Bekal Komunikasi Untuk Tim
Agar proses konsolidasi tanah untuk pembangunan PSN atau kepentingan umum lainnya berjalan lancar, maka perlu dilakukan konsultasi publik bersama masyarakat sebagaimana termuat dalam Peraturan Pemerintah (PP) Nomor 19 tahun 2021 tentang penyelenggaraan tanah bagi pembangunan untuk kepentingan umum.
Dimana dalam PP tersebut menyebutkan, jika konsultasi publik adalah proses komunikasi dialogis atau musyawarah antar pihak yang berkepentingan guna mencapai kesepahaman dan kesepakatan, dalam pengadaan tanah bagi pembangunan untuk kepentingan umum di daerah.
Jika dalam konsultasi publik terdapat keberatan dari pihak yang dirugikan, maka peran Kepala Daerah dalam hal ini Gubernur membentuk Tim, untuk melakukan kajian atas keberatan rencana lokasi pembangunan sebagaimana amanat Pasal 21 UU no 2 tahun 2012. Keberadaan Tim ini multak, karena dominan yang mencuat adalah keberatan saat  musyawarah.

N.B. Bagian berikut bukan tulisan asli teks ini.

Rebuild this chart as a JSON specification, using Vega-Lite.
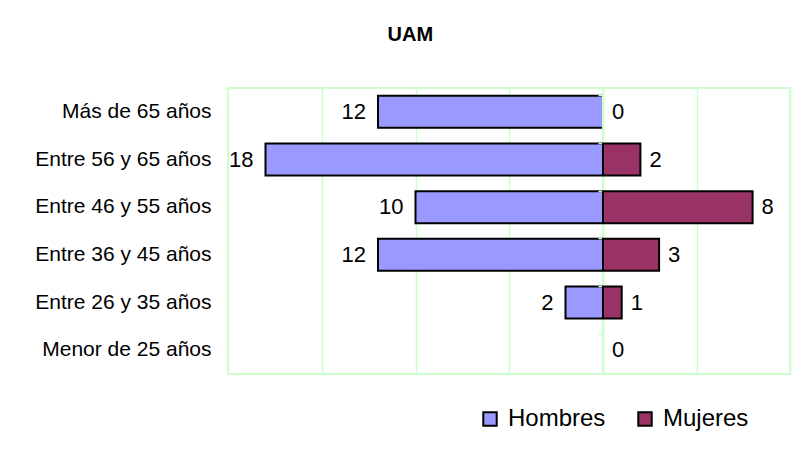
{
  "$schema": "https://vega.github.io/schema/vega-lite/v6.json",
  "background": "white",
  "padding": {"left": 33, "top": 25, "right": 10, "bottom": 5},
  "title": {
    "text": "UAM",
    "font": "Liberation Sans Narrow, Liberation Sans, Arial",
    "fontSize": 20,
    "fontWeight": "bold",
    "color": "black",
    "anchor": "middle",
    "offset": 42,
    "dx": -2
  },
  "datasets": {
    "uam": [
      {"edad": "Más de 65 años", "sexo": "Hombres", "n": 12},
      {"edad": "Más de 65 años", "sexo": "Mujeres", "n": 0},
      {"edad": "Entre 56 y 65 años", "sexo": "Hombres", "n": 18},
      {"edad": "Entre 56 y 65 años", "sexo": "Mujeres", "n": 2},
      {"edad": "Entre 46 y 55 años", "sexo": "Hombres", "n": 10},
      {"edad": "Entre 46 y 55 años", "sexo": "Mujeres", "n": 8},
      {"edad": "Entre 36 y 45 años", "sexo": "Hombres", "n": 12},
      {"edad": "Entre 36 y 45 años", "sexo": "Mujeres", "n": 3},
      {"edad": "Entre 26 y 35 años", "sexo": "Hombres", "n": 2},
      {"edad": "Entre 26 y 35 años", "sexo": "Mujeres", "n": 1},
      {"edad": "Menor de 25 años", "sexo": "Mujeres", "n": 0}
    ]
  },
  "data": {"name": "uam"},
  "bounds": "flush",
  "spacing": 0,
  "hconcat": [
    {
      "width": 375,
      "height": 286,
      "transform": [{"filter": "datum.sexo == 'Hombres'"}],
      "encoding": {
        "y": {
          "field": "edad",
          "type": "nominal",
          "sort": null,
          "scale": {
            "domain": ["Más de 65 años", "Entre 56 y 65 años", "Entre 46 y 55 años", "Entre 36 y 45 años", "Entre 26 y 35 años", "Menor de 25 años"],
            "paddingInner": 0.328,
            "paddingOuter": 0.164
          },
          "axis": {
            "title": null,
            "ticks": false,
            "domain": false,
            "labelFont": "Liberation Sans, Arial",
            "labelFontSize": 21,
            "labelColor": "black",
            "labelPadding": 17
          }
        },
        "x": {
          "field": "n",
          "type": "quantitative",
          "scale": {"domain": [0, 20], "reverse": true, "nice": false},
          "axis": {
            "title": null,
            "values": [0, 5, 10, 15, 20],
            "labels": false,
            "ticks": false,
            "domain": false,
            "grid": true,
            "gridColor": "#ccffcc",
            "gridOpacity": 1,
            "gridWidth": 1.5
          }
        }
      },
      "layer": [
        {
          "transform": [{"filter": "datum.n > 0"}],
          "mark": {"type": "bar", "stroke": "black", "strokeWidth": 2, "size": 32},
          "encoding": {
            "color": {
              "field": "sexo",
              "type": "nominal",
              "scale": {"domain": ["Hombres", "Mujeres"], "range": ["#9999ff", "#993366"]},
              "legend": {
                "title": null,
                "orient": "none",
                "direction": "horizontal",
                "legendX": 250,
                "legendY": 319,
                "symbolType": "square",
                "symbolSize": 180,
                "symbolStrokeColor": "black",
                "symbolStrokeWidth": 2,
                "labelFont": "Liberation Sans, Arial",
                "labelFontSize": 24,
                "labelColor": "black",
                "columnPadding": 27,
                "labelOffset": 6
              }
            }
          }
        },
        {
          "mark": {"type": "text", "align": "right", "baseline": "middle", "dx": -12, "font": "Liberation Sans, Arial", "fontSize": 22, "color": "black"},
          "encoding": {"text": {"field": "n", "type": "quantitative"}}
        }
      ]
    },
    {
      "width": 187,
      "height": 286,
      "transform": [{"filter": "datum.sexo == 'Mujeres'"}],
      "encoding": {
        "y": {
          "field": "edad",
          "type": "nominal",
          "sort": null,
          "scale": {
            "domain": ["Más de 65 años", "Entre 56 y 65 años", "Entre 46 y 55 años", "Entre 36 y 45 años", "Entre 26 y 35 años", "Menor de 25 años"],
            "paddingInner": 0.328,
            "paddingOuter": 0.164
          },
          "axis": {
            "title": null,
            "labels": false,
            "domain": false,
            "ticks": true,
            "tickColor": "#ccffcc",
            "tickSize": 5,
            "tickWidth": 1.5,
            "bandPosition": 0
          }
        },
        "x": {
          "field": "n",
          "type": "quantitative",
          "scale": {"domain": [0, 10], "nice": false},
          "axis": {
            "title": null,
            "values": [0, 5, 10],
            "labels": false,
            "ticks": false,
            "domain": false,
            "grid": true,
            "gridColor": "#ccffcc",
            "gridOpacity": 1,
            "gridWidth": 1.5
          }
        }
      },
      "layer": [
        {
          "transform": [{"filter": "datum.n > 0"}],
          "mark": {"type": "bar", "stroke": "black", "strokeWidth": 2, "size": 32},
          "encoding": {
            "color": {"field": "sexo", "type": "nominal"}
          }
        },
        {
          "mark": {"type": "text", "align": "left", "baseline": "middle", "dx": 9, "font": "Liberation Sans, Arial", "fontSize": 22, "color": "black"},
          "encoding": {"text": {"field": "n", "type": "quantitative"}}
        }
      ]
    }
  ],
  "resolve": {"scale": {"color": "shared", "y": "independent", "x": "independent"}},
  "config": {
    "view": {"stroke": "#ccffcc", "strokeWidth": 2},
    "font": "Liberation Sans, Arial"
  }
}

Adapun Tim sebagaimana dimaksud terdiri dari Sekda Provinsi atau pejabat yang ditunjuk sebagai Ketua. Kepala Kantor Wilayah Badan Pertanahan Nasional (BPN) sebagai Sekretaris. Adapun anggota tim terdiri dari Instansi yang menangani urusan di bidang perencanaan pembangunan daerah, Kakanwil Kementerian Hukum dan HAM di daerah, Bupati/Walikota serta akademisi.
Namun perlu diingat, walaupun Tim tersebut memiliki kemampuan teknis, regulasi serta utilisasi yang memadai, namun harus juga dibekali dengan kemampuan komunikasi yang mumpuni. Karena ini bukan semata soal menggolkan agenda PSN yang sudah diprogramkan, namun juga menyangkut pembebasan tanah milik masyarakat atau pihak terkait yang harus diselesaikan.
Menghadapi masyarakat dengan berbagai karakter, tidak bisa dengan pendekatan represif, namun sebaliknya persuasif lewat komunikasi yang humanis dan egaliter. Masyarakat bukan hanya diberikan bekal pemahaman soal pembangunan teknis, regulasi dan utilisasi, tapi juga soal kompensasi ganti rugi yang adil. Disinilah diperlukan kemampuan komunikasi yang handal dari para komunikator dalam hal ini Pemerintah atau Tim yang dibentuk, terhadap masyarakat selaku komuniken.
Adapun dalam Pasal 36 UU no 12 tahun 2012 menyebutkan bahwa, untuk pemberian ganti kerugian dapat diberikan dalam bentuk uang, tanah pengganti, permukiman kembali, kepemilikan saham atau bentuk lain yang disetujui oleh kedua belah pihak.Â
Preverensi dari skema ganti rugi ini bisa terealisasi, jika dalam komunikasi tercapai kesepakatan bersama. Dan perlu diingat kesepakatan jangan dibuat terkatung katung tanpa kejelasan realisasinya.
Dalam melakukan konsultasi publik maupun komunikasi dialogis dengan masyarakat terkait pembangunan untuk kepentingan umum, Pemerintah memang punya dasar hukum yang kuat berupa Undang Undang dan turunan Peraturan lainnya sebagai pegangan untuk bertindak. Juga punya anggaran untuk melakukan pembangunan. Yang dimiliki oleh masyarakat hanya tanah sebagai lahan usaha untuk hidup.
Karena itu menjadi evaluasi bagi Pemerintah maupun Instansi terkait untuk mengedepankan sukses komunikasi dalam agenda pembangunan agar aspek lainnya bisa mengikuti. Karena tidak cukup soal pendekatan konstruksi dan  aturan saja yang dikedepankan tanpa pendekatan komunikasi yang mencapai win win solution. Karena masyarakat pasti akan bersikap kooperatif jika aspirasinya didengarkan dengan baik.